━━ Provided material
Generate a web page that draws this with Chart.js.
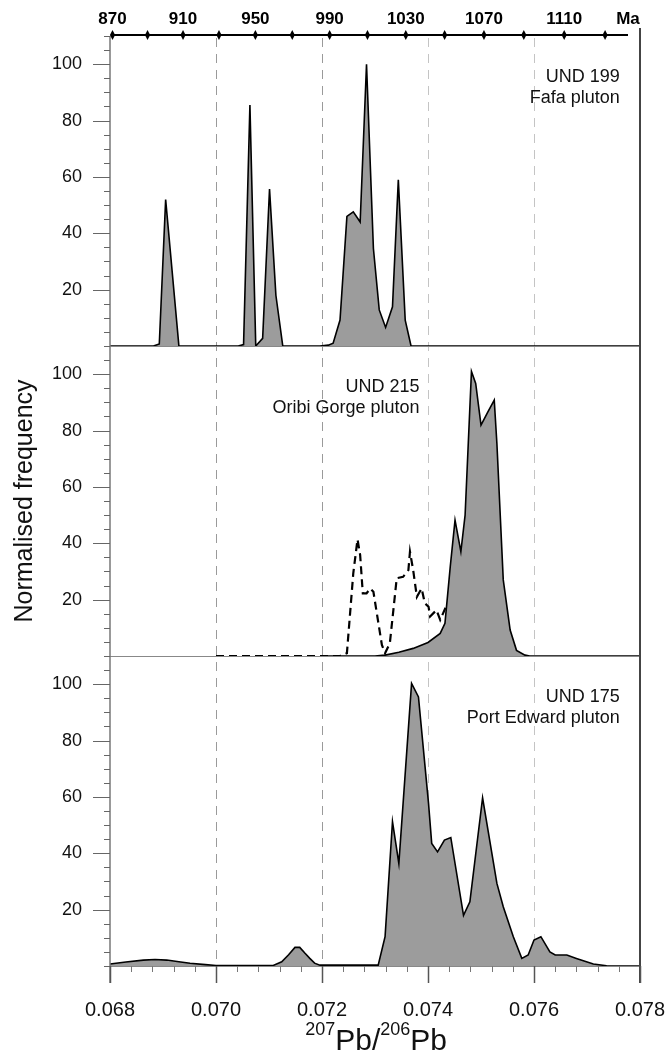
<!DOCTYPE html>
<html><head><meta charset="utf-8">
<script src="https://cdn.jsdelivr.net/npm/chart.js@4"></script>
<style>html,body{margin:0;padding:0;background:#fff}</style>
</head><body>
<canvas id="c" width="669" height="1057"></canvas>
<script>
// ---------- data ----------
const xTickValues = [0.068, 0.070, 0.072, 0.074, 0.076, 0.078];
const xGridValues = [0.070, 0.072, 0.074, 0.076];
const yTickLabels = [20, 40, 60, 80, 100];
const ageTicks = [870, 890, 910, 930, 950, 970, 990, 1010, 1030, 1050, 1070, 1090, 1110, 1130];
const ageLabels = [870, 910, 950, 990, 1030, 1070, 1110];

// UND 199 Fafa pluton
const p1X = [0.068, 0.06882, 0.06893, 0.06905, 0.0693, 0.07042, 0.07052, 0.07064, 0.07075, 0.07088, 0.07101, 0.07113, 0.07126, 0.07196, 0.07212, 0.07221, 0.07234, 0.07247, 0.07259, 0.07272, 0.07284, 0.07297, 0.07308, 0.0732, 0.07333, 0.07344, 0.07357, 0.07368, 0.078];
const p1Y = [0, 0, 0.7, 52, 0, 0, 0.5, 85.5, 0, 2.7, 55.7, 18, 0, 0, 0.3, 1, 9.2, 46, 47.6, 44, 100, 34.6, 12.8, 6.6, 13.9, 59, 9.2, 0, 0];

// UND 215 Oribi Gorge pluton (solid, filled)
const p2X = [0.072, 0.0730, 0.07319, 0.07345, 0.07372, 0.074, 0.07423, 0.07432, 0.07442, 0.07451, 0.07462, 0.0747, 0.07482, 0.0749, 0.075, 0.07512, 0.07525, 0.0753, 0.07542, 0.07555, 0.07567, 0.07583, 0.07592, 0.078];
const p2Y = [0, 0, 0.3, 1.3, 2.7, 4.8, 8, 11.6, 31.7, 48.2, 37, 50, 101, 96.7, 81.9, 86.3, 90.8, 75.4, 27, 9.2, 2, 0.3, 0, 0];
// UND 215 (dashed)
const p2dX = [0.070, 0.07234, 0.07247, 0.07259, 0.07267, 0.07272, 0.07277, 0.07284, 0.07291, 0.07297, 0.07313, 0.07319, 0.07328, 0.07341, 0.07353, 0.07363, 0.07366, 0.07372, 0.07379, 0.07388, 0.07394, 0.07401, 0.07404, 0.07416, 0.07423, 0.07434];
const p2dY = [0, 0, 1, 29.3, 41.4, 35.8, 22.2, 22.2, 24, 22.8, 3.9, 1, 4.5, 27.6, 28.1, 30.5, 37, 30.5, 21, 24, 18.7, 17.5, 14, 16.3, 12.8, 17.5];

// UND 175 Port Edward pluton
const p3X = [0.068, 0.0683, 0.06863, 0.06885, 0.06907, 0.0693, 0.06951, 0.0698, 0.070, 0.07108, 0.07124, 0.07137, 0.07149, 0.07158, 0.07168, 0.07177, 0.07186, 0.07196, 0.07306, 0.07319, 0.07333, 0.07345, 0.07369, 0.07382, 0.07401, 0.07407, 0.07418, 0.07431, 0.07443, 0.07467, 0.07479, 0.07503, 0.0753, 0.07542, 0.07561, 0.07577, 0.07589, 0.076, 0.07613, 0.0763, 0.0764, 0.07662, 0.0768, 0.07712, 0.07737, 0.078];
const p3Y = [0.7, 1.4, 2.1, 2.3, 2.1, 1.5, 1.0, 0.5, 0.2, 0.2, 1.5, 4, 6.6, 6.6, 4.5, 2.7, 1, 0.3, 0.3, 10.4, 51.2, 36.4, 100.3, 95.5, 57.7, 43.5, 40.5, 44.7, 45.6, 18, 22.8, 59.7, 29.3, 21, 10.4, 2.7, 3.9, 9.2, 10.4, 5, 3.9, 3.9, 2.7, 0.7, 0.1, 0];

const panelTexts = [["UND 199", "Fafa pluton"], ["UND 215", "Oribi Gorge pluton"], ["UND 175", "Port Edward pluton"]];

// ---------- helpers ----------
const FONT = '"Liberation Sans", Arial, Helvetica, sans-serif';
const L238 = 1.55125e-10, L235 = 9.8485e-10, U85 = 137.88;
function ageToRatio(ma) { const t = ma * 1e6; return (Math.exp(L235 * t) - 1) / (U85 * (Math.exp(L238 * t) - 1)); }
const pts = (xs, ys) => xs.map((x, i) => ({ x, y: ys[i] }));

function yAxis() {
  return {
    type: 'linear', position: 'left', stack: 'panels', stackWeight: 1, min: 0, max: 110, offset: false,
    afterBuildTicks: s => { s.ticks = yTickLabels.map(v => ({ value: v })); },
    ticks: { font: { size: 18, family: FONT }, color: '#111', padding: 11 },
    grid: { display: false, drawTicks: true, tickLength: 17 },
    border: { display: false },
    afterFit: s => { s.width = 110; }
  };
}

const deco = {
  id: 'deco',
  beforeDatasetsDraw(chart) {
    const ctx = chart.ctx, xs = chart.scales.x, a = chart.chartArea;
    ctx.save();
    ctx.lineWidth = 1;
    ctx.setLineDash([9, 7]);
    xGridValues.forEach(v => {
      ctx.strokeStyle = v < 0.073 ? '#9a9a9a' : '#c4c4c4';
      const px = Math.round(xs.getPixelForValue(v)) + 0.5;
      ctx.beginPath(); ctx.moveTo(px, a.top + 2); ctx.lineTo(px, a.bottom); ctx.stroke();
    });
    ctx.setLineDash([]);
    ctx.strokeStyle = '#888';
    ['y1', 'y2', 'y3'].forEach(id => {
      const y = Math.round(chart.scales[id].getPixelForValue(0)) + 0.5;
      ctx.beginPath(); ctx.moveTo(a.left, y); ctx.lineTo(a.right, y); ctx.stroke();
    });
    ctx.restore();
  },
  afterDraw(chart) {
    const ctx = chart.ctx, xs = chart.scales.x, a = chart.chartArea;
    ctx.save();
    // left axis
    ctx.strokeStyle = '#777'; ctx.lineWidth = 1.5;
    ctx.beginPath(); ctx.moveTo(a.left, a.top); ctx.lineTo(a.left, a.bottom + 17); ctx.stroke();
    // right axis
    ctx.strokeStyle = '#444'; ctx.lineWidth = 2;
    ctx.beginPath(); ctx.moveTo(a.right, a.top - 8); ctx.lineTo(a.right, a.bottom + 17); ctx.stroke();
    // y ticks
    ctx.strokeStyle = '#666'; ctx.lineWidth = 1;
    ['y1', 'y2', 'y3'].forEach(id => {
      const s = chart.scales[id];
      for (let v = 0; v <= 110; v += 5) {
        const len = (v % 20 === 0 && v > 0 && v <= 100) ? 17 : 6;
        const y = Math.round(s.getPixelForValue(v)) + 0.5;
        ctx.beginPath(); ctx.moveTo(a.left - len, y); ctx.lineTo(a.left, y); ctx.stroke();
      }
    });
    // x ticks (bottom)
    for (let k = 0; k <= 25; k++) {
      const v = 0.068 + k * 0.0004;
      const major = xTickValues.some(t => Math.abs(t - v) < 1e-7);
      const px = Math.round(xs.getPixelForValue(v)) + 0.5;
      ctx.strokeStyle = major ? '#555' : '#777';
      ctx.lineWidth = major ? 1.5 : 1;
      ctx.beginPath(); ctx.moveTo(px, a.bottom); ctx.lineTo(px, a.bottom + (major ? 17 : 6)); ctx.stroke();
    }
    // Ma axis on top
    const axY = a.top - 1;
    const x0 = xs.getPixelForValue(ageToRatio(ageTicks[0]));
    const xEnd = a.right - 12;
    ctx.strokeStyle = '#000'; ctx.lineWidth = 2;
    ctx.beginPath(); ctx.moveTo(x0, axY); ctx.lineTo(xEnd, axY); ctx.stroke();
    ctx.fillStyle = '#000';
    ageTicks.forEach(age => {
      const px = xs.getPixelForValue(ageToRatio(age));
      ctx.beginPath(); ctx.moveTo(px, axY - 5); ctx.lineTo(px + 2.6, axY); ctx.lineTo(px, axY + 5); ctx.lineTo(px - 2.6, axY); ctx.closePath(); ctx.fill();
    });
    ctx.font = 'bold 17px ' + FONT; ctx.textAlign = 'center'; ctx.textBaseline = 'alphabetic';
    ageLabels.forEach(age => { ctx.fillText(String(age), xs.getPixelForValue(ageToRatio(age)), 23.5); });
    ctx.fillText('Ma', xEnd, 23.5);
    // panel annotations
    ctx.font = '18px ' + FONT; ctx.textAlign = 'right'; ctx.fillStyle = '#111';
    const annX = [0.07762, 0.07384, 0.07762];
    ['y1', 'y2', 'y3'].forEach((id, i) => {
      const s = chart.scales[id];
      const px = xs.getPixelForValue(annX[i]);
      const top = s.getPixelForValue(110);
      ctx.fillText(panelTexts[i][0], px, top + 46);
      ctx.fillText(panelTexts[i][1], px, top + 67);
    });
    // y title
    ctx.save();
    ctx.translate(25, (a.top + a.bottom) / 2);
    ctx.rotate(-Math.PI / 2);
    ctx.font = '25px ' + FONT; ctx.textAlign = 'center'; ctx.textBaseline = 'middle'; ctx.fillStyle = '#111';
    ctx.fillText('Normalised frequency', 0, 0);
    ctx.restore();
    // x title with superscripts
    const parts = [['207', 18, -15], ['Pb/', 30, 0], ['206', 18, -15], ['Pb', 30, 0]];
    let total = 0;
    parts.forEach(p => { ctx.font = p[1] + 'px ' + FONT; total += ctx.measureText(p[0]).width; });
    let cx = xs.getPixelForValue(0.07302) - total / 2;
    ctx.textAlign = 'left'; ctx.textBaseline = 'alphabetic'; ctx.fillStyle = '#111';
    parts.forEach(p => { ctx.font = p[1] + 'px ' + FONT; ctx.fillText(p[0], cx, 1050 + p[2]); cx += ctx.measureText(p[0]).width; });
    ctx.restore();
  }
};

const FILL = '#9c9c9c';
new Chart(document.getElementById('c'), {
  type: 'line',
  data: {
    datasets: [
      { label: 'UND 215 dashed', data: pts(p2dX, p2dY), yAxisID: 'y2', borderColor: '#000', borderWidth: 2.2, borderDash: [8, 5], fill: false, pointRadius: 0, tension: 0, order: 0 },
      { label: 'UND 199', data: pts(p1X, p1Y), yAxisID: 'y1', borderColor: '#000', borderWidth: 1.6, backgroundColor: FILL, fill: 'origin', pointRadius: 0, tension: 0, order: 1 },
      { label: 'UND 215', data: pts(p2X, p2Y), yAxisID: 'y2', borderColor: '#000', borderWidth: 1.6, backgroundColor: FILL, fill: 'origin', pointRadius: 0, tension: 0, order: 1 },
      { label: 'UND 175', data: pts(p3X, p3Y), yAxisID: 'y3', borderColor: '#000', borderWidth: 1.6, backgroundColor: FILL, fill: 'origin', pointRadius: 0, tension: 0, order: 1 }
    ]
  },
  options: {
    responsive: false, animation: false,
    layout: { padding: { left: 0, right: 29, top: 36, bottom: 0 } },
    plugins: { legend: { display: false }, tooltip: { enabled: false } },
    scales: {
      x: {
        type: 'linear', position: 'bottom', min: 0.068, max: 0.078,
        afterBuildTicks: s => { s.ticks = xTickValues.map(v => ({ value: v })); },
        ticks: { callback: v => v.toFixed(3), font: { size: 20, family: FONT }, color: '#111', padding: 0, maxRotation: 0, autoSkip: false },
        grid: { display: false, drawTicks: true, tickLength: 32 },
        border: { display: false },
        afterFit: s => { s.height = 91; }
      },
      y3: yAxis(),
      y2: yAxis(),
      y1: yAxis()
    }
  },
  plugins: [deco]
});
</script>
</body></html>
━━━━
- [Directions for this task] Restate, line by line and word for word, everything from the top of the material through the line that contains "const ageLabels = [870, 910, 950, 990, 1030, 1070, 1110];". Leave pictures out.

- [Solved exercise]
Generate a web page that draws this with Chart.js.
<!DOCTYPE html>
<html><head><meta charset="utf-8">
<script src="https://cdn.jsdelivr.net/npm/chart.js@4"></script>
<style>html,body{margin:0;padding:0;background:#fff}</style>
</head><body>
<canvas id="c" width="669" height="1057"></canvas>
<script>
// ---------- data ----------
const xTickValues = [0.068, 0.070, 0.072, 0.074, 0.076, 0.078];
const xGridValues = [0.070, 0.072, 0.074, 0.076];
const yTickLabels = [20, 40, 60, 80, 100];
const ageTicks = [870, 890, 910, 930, 950, 970, 990, 1010, 1030, 1050, 1070, 1090, 1110, 1130];
const ageLabels = [870, 910, 950, 990, 1030, 1070, 1110];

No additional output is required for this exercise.